Le pari de l’administration Trump est que l’OPEP compensera, notamment l’Arabie Saoudite et la Russie. La Russie en particulier, qui s’est opposée récemment à des prix du pétrole élevé, et qui semble avoir des ressources de production importantes, pourrait augmenter sa production. Mais il nous semble qu’une hausse rapide de la production de l’OPEP est plus problématique qu’il n’y parait, l’OPEP n’interviendra pas immédiatement et pourrait donc laisser monter les prix, sa prochaine réunion a lieu les 25 et 26 juin.
En attendant la production des Etats-Unis continue de progresser très rapidement. Elle était à 12,2 Mb/j en mars de cette année, soit 1,1Mb/j de plus que 7 mois plus tôt.
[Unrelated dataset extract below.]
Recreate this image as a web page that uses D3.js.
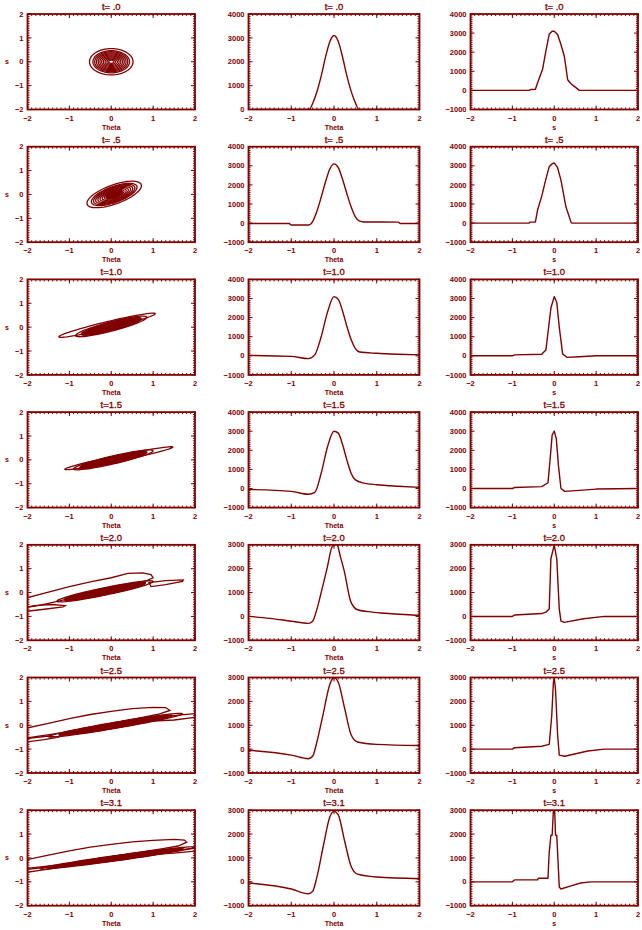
<!DOCTYPE html>
<html>
<head>
<meta charset="utf-8">
<script src="https://cdn.jsdelivr.net/npm/d3@7"></script>
<style>
  body { margin: 0; background: #fff; }
</style>
</head>
<body>
<script>
// panel titles, one per row
const titles = ["t= .0", "t= .5", "t=1.0", "t=1.5", "t=2.0", "t=2.5", "t=3.1"];

// y ranges of the two profile columns
const thetaYDomains = [[0, 4000], [-1000, 4000], [-1000, 4000], [-1000, 4000], [-1000, 3000], [-1000, 3000], [-1000, 3000]];
const sYDomains = [[-1000, 4000], [-1000, 4000], [-1000, 4000], [-1000, 4000], [-1000, 3000], [-1000, 3000], [-1000, 3000]];

// middle column: profile vs Theta, [theta, value]
const thetaProfiles = [
  [[-2, 0], [-0.58, 0], [-0.5, 250], [-0.4, 740], [-0.3, 1400], [-0.2, 2180], [-0.1, 2830], [0, 3100], [0.1, 2850], [0.2, 2200], [0.3, 1420], [0.4, 770], [0.5, 280], [0.58, 0], [2, 0]],
  [[-2, -20], [-1.05, -20], [-1.0, -100], [-0.6, -100], [-0.5, 80], [-0.4, 620], [-0.3, 1350], [-0.2, 2150], [-0.1, 2820], [0, 3100], [0.1, 2900], [0.2, 2300], [0.3, 1550], [0.4, 850], [0.5, 330], [0.6, 100], [0.7, 60], [1.5, 50], [1.55, -20], [2, -20]],
  [[-2, 20], [-1, -30], [-0.6, -150], [-0.45, 50], [-0.3, 1000], [-0.15, 2300], [0, 3100], [0.1, 2950], [0.2, 2350], [0.3, 1550], [0.4, 850], [0.5, 380], [0.6, 200], [1, 130], [1.5, 80], [2, 50]],
  [[-2, -50], [-1, -150], [-0.6, -300], [-0.45, -200], [-0.3, 800], [-0.15, 2200], [0, 3000], [0.1, 2900], [0.2, 2300], [0.3, 1500], [0.4, 800], [0.5, 450], [0.7, 280], [1, 200], [1.5, 120], [2, 60]],
  [[-2, 0], [-1.5, -80], [-1, -200], [-0.6, -290], [-0.5, -200], [-0.4, 300], [-0.3, 1000], [-0.16, 2030], [-0.05, 2900], [0, 3000], [0.07, 3000], [0.15, 2500], [0.24, 1900], [0.39, 630], [0.55, 280], [0.8, 200], [1.2, 130], [2, 40]],
  [[-2, -50], [-1, -250], [-0.6, -400], [-0.5, -300], [-0.4, 300], [-0.25, 1500], [-0.1, 2700], [0, 3000], [0.1, 2800], [0.25, 1700], [0.4, 600], [0.55, 300], [1, 200], [2, 150]],
  [[-2, -50], [-1, -300], [-0.6, -500], [-0.5, -400], [-0.4, 200], [-0.25, 1500], [-0.1, 2700], [0, 2950], [0.1, 2800], [0.25, 1700], [0.4, 650], [0.55, 320], [1, 200], [2, 130]]
];

// right column: profile vs s, [s, value]
const sProfiles = [
  [[-2, 0], [-0.6, 0], [-0.55, 50], [-0.45, 60], [-0.4, 390], [-0.28, 1090], [-0.2, 2050], [-0.12, 2950], [-0.05, 3100], [0, 3100], [0.08, 2930], [0.16, 2400], [0.24, 1790], [0.32, 560], [0.4, 350], [0.48, 210], [0.6, 0], [2, 0]],
  [[-2, 0], [-0.6, 0], [-0.58, 50], [-0.45, 60], [-0.4, 670], [-0.3, 1400], [-0.2, 2300], [-0.12, 2960], [-0.05, 3100], [0, 3150], [0.08, 2900], [0.16, 2250], [0.28, 840], [0.4, 50], [0.42, 0], [2, 0]],
  [[-2, 0], [-1, 0], [-0.95, 50], [-0.3, 80], [-0.2, 300], [-0.15, 1200], [-0.08, 2500], [0, 3100], [0.06, 2800], [0.12, 1500], [0.2, 100], [0.3, -80], [0.6, -50], [1, 0], [2, 0]],
  [[-2, 0], [-1, 0], [-0.95, 50], [-0.3, 100], [-0.15, 300], [-0.1, 1500], [-0.05, 2800], [0, 3000], [0.05, 2600], [0.1, 1200], [0.16, 0], [0.25, -150], [0.6, -100], [1, -30], [2, 0]],
  [[-2, 0], [-1, 0], [-0.95, 60], [-0.3, 120], [-0.2, 180], [-0.12, 308], [-0.08, 2420], [0, 2990], [0.06, 2420], [0.12, 308], [0.16, -200], [0.24, -250], [0.7, -100], [1.2, 0], [2, 0]],
  [[-2, 0], [-1, 0], [-0.95, 60], [-0.3, 120], [-0.12, 200], [-0.06, 1400], [-0.02, 2800], [0, 3000], [0.03, 2500], [0.08, 600], [0.12, -250], [0.25, -300], [0.8, -80], [1.2, 0], [2, 0]],
  [[-2, 0], [-1, 0], [-0.95, 80], [-0.4, 80], [-0.38, 150], [-0.15, 150], [-0.12, 1240], [-0.08, 1950], [-0.05, 1950], [-0.02, 3000], [0.01, 3000], [0.03, 1950], [0.06, 1950], [0.1, 500], [0.12, -220], [0.16, -300], [0.4, -170], [0.63, -50], [0.87, 0], [2, 0]]
];

// left column: dense core of contours, [cTheta, cS, halfLength, slope, halfThickness]
const contourCores = [
  [0, 0, 0.52, 0, 0.55],
  [0.07, 0.0, 0.65, 0.56, 0.42],
  [0.0, 0.03, 0.85, 0.45, 0.2],
  [0.05, 0.0, 0.95, 0.4, 0.17],
  [-0.15, 0.05, 1.15, 0.36, 0.16],
  [0.1, 0.0, 1.6, 0.3, 0.13],
  [0.15, 0.0, 1.85, 0.245, 0.11]
];
// contour level sizes, relative to the core outline
const ringScales = [1, 0.84, 0.76, 0.68, 0.6, 0.52, 0.44, 0.36, 0.28, 0.2, 0.12];
// size of the region where the levels merge into solid colour (0 = none)
const coreSolid = [0, 0.3, 0.84, 0.84, 0.84, 0.84, 0.84];

// extra single contours, same shape parameters
const contourRings = [
  [],
  [],
  [[-0.1, 0.08, 1.15, 0.42, 0.15]],
  [[0.18, 0.07, 1.29, 0.36, 0.12]],
  [],
  [],
  []
];

// irregular outer contours, [theta, s] points
const contourLoops = [
  [], [], [], [],
  [
    [[-2.1, -0.26], [-1.5, 0.02], [-1, 0.25], [-0.5, 0.45], [0, 0.62], [0.4, 0.8], [0.75, 0.82], [0.95, 0.75], [1.0, 0.62], [0.85, 0.5], [0.5, 0.35], [0, 0.15], [-0.5, -0.05], [-1, -0.25], [-1.5, -0.45], [-1.85, -0.58], [-2.1, -0.62]],
    [[-2.1, -0.8], [-1.6, -0.7], [-1.15, -0.6], [-1.1, -0.55], [-1.4, -0.5], [-1.85, -0.55], [-2.1, -0.66]],
    [[0.9, 0.42], [1.3, 0.5], [1.72, 0.53], [1.7, 0.47], [1.3, 0.33], [0.95, 0.25]]
  ],
  [
    [[-2.1, -0.15], [-1.5, 0.08], [-1, 0.28], [-0.5, 0.45], [0, 0.58], [0.5, 0.7], [1, 0.75], [1.3, 0.74], [1.4, 0.62], [1.1, 0.45], [0.6, 0.28], [0, 0.08], [-0.6, -0.12], [-1.2, -0.32], [-2.1, -0.55]],
    [[-2.1, -0.72], [-1.6, -0.6], [-1.25, -0.5], [-1.5, -0.45], [-2.1, -0.58]],
    [[1.0, 0.3], [1.6, 0.42], [2.1, 0.5], [2.1, 0.35], [1.5, 0.22], [1.0, 0.18]]
  ],
  [
    [[-2.1, -0.1], [-1.5, 0.12], [-1, 0.3], [-0.5, 0.45], [0, 0.57], [0.5, 0.67], [1, 0.74], [1.5, 0.78], [1.75, 0.75], [1.8, 0.66], [1.6, 0.5], [1.2, 0.38], [0.6, 0.22], [0, 0.05], [-0.6, -0.12], [-1.2, -0.28], [-2.1, -0.45]],
    [[-2.1, -0.62], [-1.7, -0.52], [-1.3, -0.42], [-1.5, -0.38], [-2.1, -0.5]],
    [[1.0, 0.25], [1.5, 0.33], [2.1, 0.42], [2.1, 0.3], [1.5, 0.2], [1.0, 0.15]]
  ]
];

const width = 642;
const height = 930;
const color = "#800000";
const font = "'Liberation Sans', Arial, sans-serif";

const rowTop = i => 14 + i * 132.7;
const plotH = 95.5;
const cols = [[27.5, 195], [248.5, 419.5], [470.5, 638]];

const svg = d3.select("body").append("svg")
    .attr("width", width)
    .attr("height", height)
    .attr("viewBox", [0, 0, width, height]);

const fmt = d3.format("d");

function drawFrame(g, x, y, yStep, xMinorStep, yMinorStep, xTitle, title, id) {
  const [x0, x1] = x.range();
  const [yb, yt] = y.range();   // bottom, top in pixels
  const xMaj = d3.range(-2, 2.001, 1);
  const yMaj = d3.range(y.domain()[0], y.domain()[1] + yStep / 1000, yStep);
  const xMin = d3.range(-2, 2.001, xMinorStep);
  const yMin = d3.range(y.domain()[0], y.domain()[1] + yMinorStep / 1000, yMinorStep);

  const ticks = g.append("g").attr("stroke", color).attr("stroke-width", 1);
  // minor and major ticks pointing inward on all four sides
  [[xMin, 2], [xMaj, 4]].forEach(([vals, len]) => {
    ticks.selectAll(null).data(vals).join("line")
        .attr("x1", d => x(d)).attr("x2", d => x(d))
        .attr("y1", yb).attr("y2", yb - len);
    ticks.selectAll(null).data(vals).join("line")
        .attr("x1", d => x(d)).attr("x2", d => x(d))
        .attr("y1", yt).attr("y2", yt + len);
  });
  [[yMin, 2], [yMaj, 4]].forEach(([vals, len]) => {
    ticks.selectAll(null).data(vals).join("line")
        .attr("y1", d => y(d)).attr("y2", d => y(d))
        .attr("x1", x0).attr("x2", x0 + len);
    ticks.selectAll(null).data(vals).join("line")
        .attr("y1", d => y(d)).attr("y2", d => y(d))
        .attr("x1", x1).attr("x2", x1 - len);
  });

  g.append("rect")
      .attr("x", x0).attr("y", yt)
      .attr("width", x1 - x0).attr("height", yb - yt)
      .attr("fill", "none")
      .attr("stroke", color)
      .attr("stroke-width", 1.8);

  const labels = g.append("g")
      .attr("fill", color)
      .attr("font-family", font)
      .attr("font-weight", "bold")
      .attr("font-size", 7.5);
  labels.selectAll(null).data(xMaj).join("text")
      .attr("x", d => x(d)).attr("y", yb + 11)
      .attr("text-anchor", "middle")
      .text(fmt);
  labels.selectAll(null).data(yMaj).join("text")
      .attr("x", x0 - 4).attr("y", d => y(d))
      .attr("dy", "0.35em")
      .attr("text-anchor", "end")
      .text(fmt);
  labels.append("text")
      .attr("x", (x0 + x1) / 2).attr("y", yb + 20)
      .attr("text-anchor", "middle")
      .attr("font-size", 7)
      .text(xTitle);
  labels.append("text")
      .attr("x", (x0 + x1) / 2).attr("y", yt - 4)
      .attr("text-anchor", "middle")
      .attr("font-size", 9.5)
      .attr("font-weight", "normal")
      .attr("stroke", color)
      .attr("stroke-width", 0.3)
      .text(title);

  g.append("clipPath").attr("id", id)
    .append("rect")
      .attr("x", x0).attr("y", yt)
      .attr("width", x1 - x0).attr("height", yb - yt);
}

// sheared ellipse outline in data space
function ellipsePoints([cx, cy, a, m, h], k = 1) {
  return d3.range(0, 64).map(j => {
    const p = j / 64 * 2 * Math.PI;
    return [cx + k * a * Math.cos(p), cy + k * (m * a * Math.cos(p) + h * Math.sin(p))];
  });
}

titles.forEach((title, i) => {
  const top = rowTop(i);
  const bottom = top + plotH;

  // left: contours in (Theta, s)
  {
    const g = svg.append("g");
    const x = d3.scaleLinear().domain([-2, 2]).range(cols[0]);
    const y = d3.scaleLinear().domain([-2, 2]).range([bottom, top]);
    const id = "clip-c-" + i;
    drawFrame(g, x, y, 1, 0.1, 0.1, "Theta", title, id);
    g.append("text")
        .attr("x", 7).attr("y", y(0))
        .attr("dy", "0.35em")
        .attr("text-anchor", "middle")
        .attr("fill", color)
        .attr("font-family", font)
        .attr("font-weight", "bold")
        .attr("font-size", 7)
        .text("s");

    const line = d3.line().x(d => x(d[0])).y(d => y(d[1])).curve(d3.curveLinearClosed);
    const cg = g.append("g")
        .attr("clip-path", `url(#${id})`)
        .attr("fill", "none")
        .attr("stroke", color)
        .attr("stroke-width", 1.3);
    if (coreSolid[i] > 0) {
      cg.append("path")
          .attr("fill", color)
          .attr("d", line(ellipsePoints(contourCores[i], coreSolid[i])));
    }
    cg.selectAll(null).data(ringScales).join("path")
        .attr("d", k => line(ellipsePoints(contourCores[i], k)));
    cg.selectAll(null).data(contourRings[i]).join("path")
        .attr("d", e => line(ellipsePoints(e)));
    cg.selectAll(null).data(contourLoops[i]).join("path")
        .attr("d", line);
  }

  // middle: profile vs Theta
  {
    const g = svg.append("g");
    const x = d3.scaleLinear().domain([-2, 2]).range(cols[1]);
    const y = d3.scaleLinear().domain(thetaYDomains[i]).range([bottom, top]);
    const id = "clip-t-" + i;
    drawFrame(g, x, y, 1000, 0.1, 100, "Theta", title, id);
    g.append("path")
        .datum(thetaProfiles[i])
        .attr("clip-path", `url(#${id})`)
        .attr("fill", "none")
        .attr("stroke", color)
        .attr("stroke-width", 1.4)
        .attr("stroke-linejoin", "round")
        .attr("d", d3.line().x(d => x(d[0])).y(d => y(d[1])).curve(d3.curveMonotoneX));
  }

  // right: profile vs s
  {
    const g = svg.append("g");
    const x = d3.scaleLinear().domain([-2, 2]).range(cols[2]);
    const y = d3.scaleLinear().domain(sYDomains[i]).range([bottom, top]);
    const id = "clip-s-" + i;
    drawFrame(g, x, y, 1000, 0.1, 100, "s", title, id);
    g.append("path")
        .datum(sProfiles[i])
        .attr("clip-path", `url(#${id})`)
        .attr("fill", "none")
        .attr("stroke", color)
        .attr("stroke-width", 1.4)
        .attr("stroke-linejoin", "round")
        .attr("d", d3.line().x(d => x(d[0])).y(d => y(d[1])));
  }
});
</script>
</body>
</html>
A ce rythme la production iranienne serait donc compensée d’ici la fin de l’année. Nous avions déjà noté dans le passé que les Etats-Unis sont re-devenus le premier producteur mondial, ils ont aussi atteint leur indépendance énergétique et la mise en service d’oléoducs devrait permettre, d’ici la fin de l’année, d’augmenter les exportations.
Ces éléments, hausse de la production de l’OPEP ou des Etats-Unis, ne sont pas suffisants toutefois pour diminuer les pressions de court terme sur les prix.
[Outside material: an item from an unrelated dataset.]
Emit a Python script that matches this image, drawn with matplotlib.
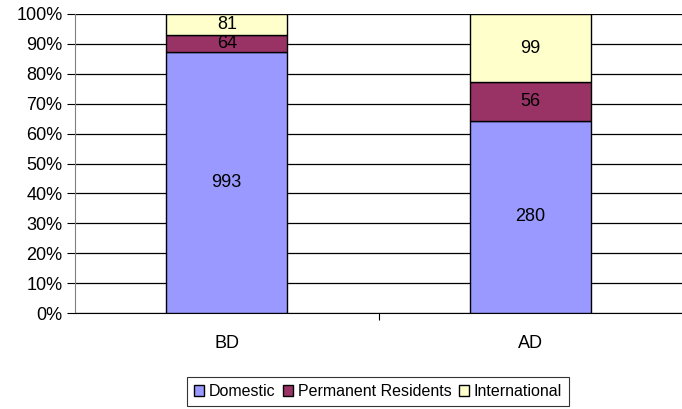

Depuis l’annonce de Donald Trump les prix du brut ont gagné plus de 2 dollars ce qui porte la hausse du Brent à plus de 47% depuis ses plus bas de fin 2018. Alors que les baisses en fin d’année dernière constituaient un soutien à la croissance, en particulier par une hausse du pouvoir d’achat des ménages, le rebond sur l’année est équivalent à une baisse de 0,5ppt du pouvoir d’achat réel. La consommation devrait encore souffrir. Les ménages semblent toutefois avoir augmenté leur taux d’épargne et en phase de création d’emplois l’impact d’une baisse temporaire du pouvoir d’achat est habituellement amoindrie. Cela reste un signal négatif pour la croissance à court terme.
BCE : pas de « tiering »
Le « tiering » est l’idée d’avoir une modulation sur le taux de dépôt des banques à la BCE. Le taux négatif actuel de -0,4% pour les réserves excédentaires est appliqué à plus de 600 milliards de dépôts bancaires à la BCE et coûte d’après nos calculs plus de 2,5 milliards par an aux banques. L’idée du « tiering » est donc de n’imposer ces taux négatifs que sur une partie des dépôts, ce qui allégerait la facture pour les banques. L’idée avait été émise le mois dernier.
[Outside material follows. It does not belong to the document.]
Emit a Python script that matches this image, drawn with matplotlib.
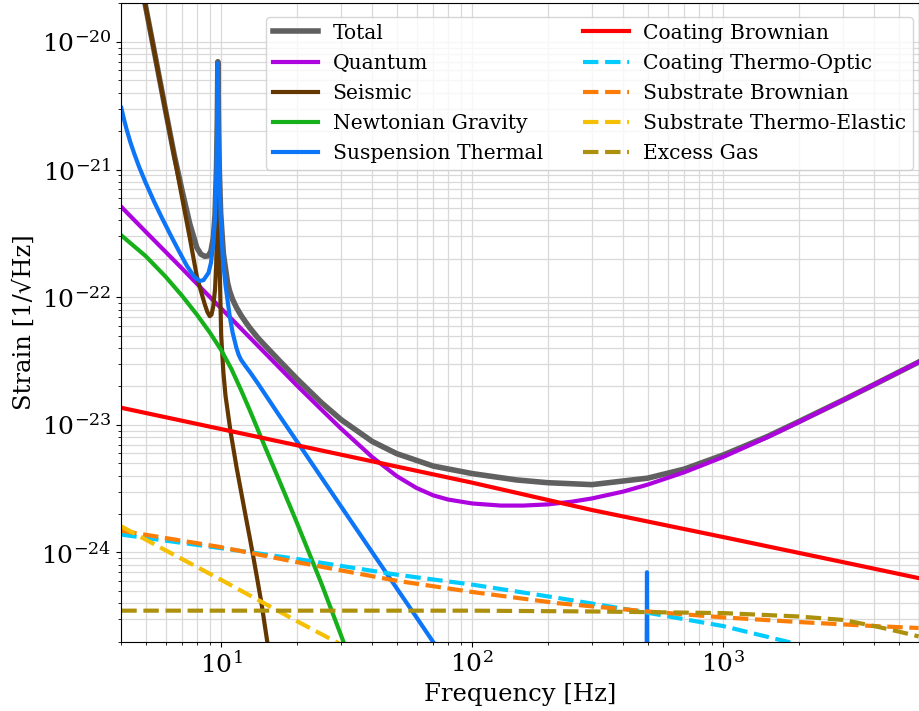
import matplotlib
matplotlib.use('Agg')
import matplotlib.pyplot as plt

plt.rcParams['font.family'] = ['DejaVu Serif']
plt.rcParams['mathtext.fontset'] = 'dejavuserif'

# noise budget, frequency [Hz] / strain [1/rtHz]
total_f = [4.5, 4.95, 5.5, 6.0, 6.5, 7.0, 7.5, 8.0, 8.3, 8.6, 8.9, 9.1, 9.3, 9.45, 9.58,
           9.65, 9.7, 9.75, 9.82, 9.95, 10.2, 10.6, 10.8, 11.1, 11.5, 12, 12.5, 13, 14, 15,
           17, 20, 25, 30, 40, 50, 70, 100, 150, 200, 300, 500, 700, 1000, 1500, 2000,
           3000, 4000, 6000]
total_h = [5.6e-20, 2.1e-20, 7.15e-21, 2.92e-21, 1.3e-21, 6.7e-22, 3.74e-22, 2.44e-22,
           2.17e-22, 2.09e-22, 2.11e-22, 2.3e-22, 2.9e-22, 4.4e-22, 1.05e-21, 2.5e-21,
           7.0e-21, 2.5e-21, 1.05e-21, 4.6e-22, 2.2e-22, 1.3e-22, 1.12e-22, 9.6e-23, 8.3e-23,
           7.2e-23, 6.4e-23, 5.75e-23, 4.8e-23, 4.15e-23, 3.2e-23, 2.3e-23, 1.5e-23, 1.1e-23,
           7.4e-24, 5.95e-24, 4.75e-24, 4.15e-24, 3.7e-24, 3.52e-24, 3.4e-24, 3.82e-24,
           4.5e-24, 5.8e-24, 8.1e-24, 1.06e-23, 1.56e-23, 2.07e-23, 3.1e-23]

quant_f = [4, 5, 6, 7, 8, 10, 12, 15, 20, 25, 30, 40, 50, 60, 70, 80, 100, 130, 160, 200,
           250, 300, 400, 500, 700, 1000, 1500, 2000, 3000, 4000, 6000]
quant_h = [5.1e-22, 3.26e-22, 2.27e-22, 1.67e-22, 1.275e-22, 8.16e-23, 5.67e-23, 3.63e-23,
           2.04e-23, 1.325e-23, 9.35e-24, 5.58e-24, 3.97e-24, 3.2e-24, 2.8e-24, 2.6e-24,
           2.42e-24, 2.33e-24, 2.33e-24, 2.38e-24, 2.5e-24, 2.65e-24, 3.0e-24, 3.4e-24,
           4.25e-24, 5.6e-24, 8.0e-24, 1.05e-23, 1.56e-23, 2.07e-23, 3.1e-23]

seis_f = [4.5, 4.95, 5.5, 6.0, 6.5, 7.0, 7.5, 8.0, 8.3, 8.6, 8.8, 9.0, 9.15, 9.3, 9.45,
          9.55, 9.62, 9.7, 9.8, 9.9, 10.0, 10.2, 10.4, 10.9, 11.5, 12, 12.5, 13, 13.5, 14,
          14.5, 15.2, 16]
seis_h = [5.6e-20, 2.1e-20, 7.1e-21, 2.9e-21, 1.27e-21, 5.9e-22, 2.9e-22, 1.45e-22,
          1.12e-22, 8.8e-23, 7.7e-23, 7.1e-23, 7.3e-23, 8.5e-23, 1.15e-22, 1.8e-22, 3.5e-22,
          8e-22, 3e-22, 1.2e-22, 5e-23, 2.6e-23, 1.7e-23, 8.8e-24, 4.7e-24, 3.0e-24, 1.95e-24,
          1.3e-24, 8.7e-25, 5.8e-25, 3.9e-25, 2.1e-25, 1.1e-25]

newt_f = [4, 5, 6, 7, 8, 9, 10, 11, 12, 13, 15, 17, 20, 25, 30, 35]
newt_h = [3.05e-22, 2.1e-22, 1.45e-22, 1.02e-22, 7.3e-23, 5.3e-23, 3.85e-23, 2.72e-23,
          1.87e-23, 1.3e-23, 6.6e-24, 3.7e-24, 1.72e-24, 5.8e-25, 2.25e-25, 1e-25]

susp_f = [4.0, 4.1, 4.2, 4.35, 4.5, 4.7, 5.0, 5.4, 5.8, 6.3, 6.8, 7.3, 7.8, 8.2, 8.5, 8.9,
          9.1, 9.3, 9.45, 9.58, 9.65, 9.7, 9.75, 9.82, 9.95, 10.15, 10.4, 10.8, 11.1, 11.5,
          11.75, 12, 12.5, 13, 14, 17, 20, 25, 30, 40, 50, 60, 70, 80, 150, 300, 490, 497,
          504, 700]
susp_h = [3.04e-21, 2.47e-21, 2.06e-21, 1.63e-21, 1.34e-21, 1.06e-21, 7.89e-22, 5.62e-22,
          4.2e-22, 3.04e-22, 2.28e-22, 1.76e-22, 1.45e-22, 1.34e-22, 1.36e-22, 1.55e-22,
          1.85e-22, 2.6e-22, 4.2e-22, 1.0e-21, 2.4e-21, 6.8e-21, 2.4e-21, 1.0e-21, 4.2e-22,
          2.0e-22, 1.25e-22, 7.2e-23, 5.3e-23, 4.0e-23, 3.52e-23, 3.23e-23, 2.88e-23,
          2.6e-23, 2.11e-23, 1.19e-23, 7.45e-24, 3.9e-24, 2.3e-24, 1.0e-24, 5.25e-25,
          3.1e-25, 1.98e-25, 1.34e-25, 2.2e-26, 3e-27, 8e-28, 7e-25, 8e-28, 3e-28]

cbrown_f = [4, 10, 30, 100, 300, 1000, 3000, 6000]
cbrown_h = [1.36e-23, 9.26e-24, 5.84e-24, 3.52e-24, 2.15e-24, 1.32e-24, 8.4e-25, 6.3e-25]

cto_f = [4, 10, 20, 50, 100, 220, 500, 1000, 1800, 3000, 6000]
cto_h = [1.38e-24, 1.08e-24, 8.9e-25, 6.7e-25, 5.6e-25, 4.4e-25, 3.37e-25, 2.65e-25,
         2.0e-25, 1.5e-25, 1.0e-25]

sbrown_f = [4, 10, 20, 50, 100, 220, 500, 1000, 2000, 4000, 6000]
sbrown_h = [1.48e-24, 1.1e-24, 8.4e-25, 6.0e-25, 4.9e-25, 4.0e-25, 3.45e-25, 3.1e-25,
            2.85e-25, 2.65e-25, 2.56e-25]

ste_f = [4, 6, 10, 15, 20, 30, 40]
ste_h = [1.6e-24, 1.04e-24, 6.1e-25, 3.95e-25, 2.9e-25, 1.9e-25, 1.4e-25]

gas_f = [4, 100, 300, 1000, 2000, 3000, 4000, 5000, 6000]
gas_h = [3.5e-25, 3.5e-25, 3.45e-25, 3.35e-25, 3.15e-25, 2.96e-25, 2.65e-25, 2.4e-25, 2.2e-25]

fig = plt.figure(figsize=(9.19, 7.11), dpi=100)
ax = fig.add_axes([0.132, 0.0975, 0.8675, 0.8976])

ax.loglog(total_f, total_h, color='#606060', lw=4, label='Total')
ax.loglog(quant_f, quant_h, color='#ad03de', lw=3, label='Quantum')
ax.loglog(seis_f, seis_h, color='#653700', lw=3, label='Seismic')
ax.loglog(newt_f, newt_h, color='#15b01a', lw=3, label='Newtonian Gravity')
ax.loglog(susp_f, susp_h, color='#0d75f8', lw=3, label='Suspension Thermal')
ax.loglog(cbrown_f, cbrown_h, color='#fe0002', lw=3, label='Coating Brownian')
ax.loglog(cto_f, cto_h, color='#02ccfe', lw=3, ls='--', label='Coating Thermo-Optic')
ax.loglog(sbrown_f, sbrown_h, color='#fb7d07', lw=3, ls='--', label='Substrate Brownian')
ax.loglog(ste_f, ste_h, color='#f5bf03', lw=3, ls='--', label='Substrate Thermo-Elastic')
ax.loglog(gas_f, gas_h, color='#ad900d', lw=3, ls='--', label='Excess Gas')

ax.set_xlim(4, 6000)
ax.set_ylim(2e-25, 2e-20)
ax.grid(True, which='both', color='0.85', lw=0.9)
ax.tick_params(labelsize=18)
ax.set_xlabel('Frequency [Hz]', fontsize=17.5)
ax.set_ylabel('Strain [1/\u221aHz]', fontsize=17.5)

ax.legend(ncol=2, loc='upper right', fontsize=14.6, handlelength=2.25,
          borderpad=0.33, handletextpad=0.7, labelspacing=0.55, borderaxespad=0,
          bbox_to_anchor=(0.993, 0.979))

fig.savefig('out.png', dpi=100)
Benoit Coeure a confirmé que cette option n’était pas d’actualité. Nous considérons cette option de « tiering » crédible mais elle n’interviendra probablement que dans un cas de détérioration économique et si la BCE doit assouplir sa politique monétaire.
Imposer un « tiering » c’est aussi dire au marché qu’une solution a été trouvée pour pérenniser les taux négatifs sans pénaliser les banques : c’est donc expliquer au marché que les taux vont rester négatifs pour très longtemps. Il s’agit d’une forme de « forward guidance ». A l’extrême, on peut aussi penser que si les effets pénalisants des taux négatifs sont limités, cela permettrait à la BCE de baisser encore plus ses taux directeurs. Le « tiering » serait alors un signal de baisse des taux.
Nous n’y sommes pas encore.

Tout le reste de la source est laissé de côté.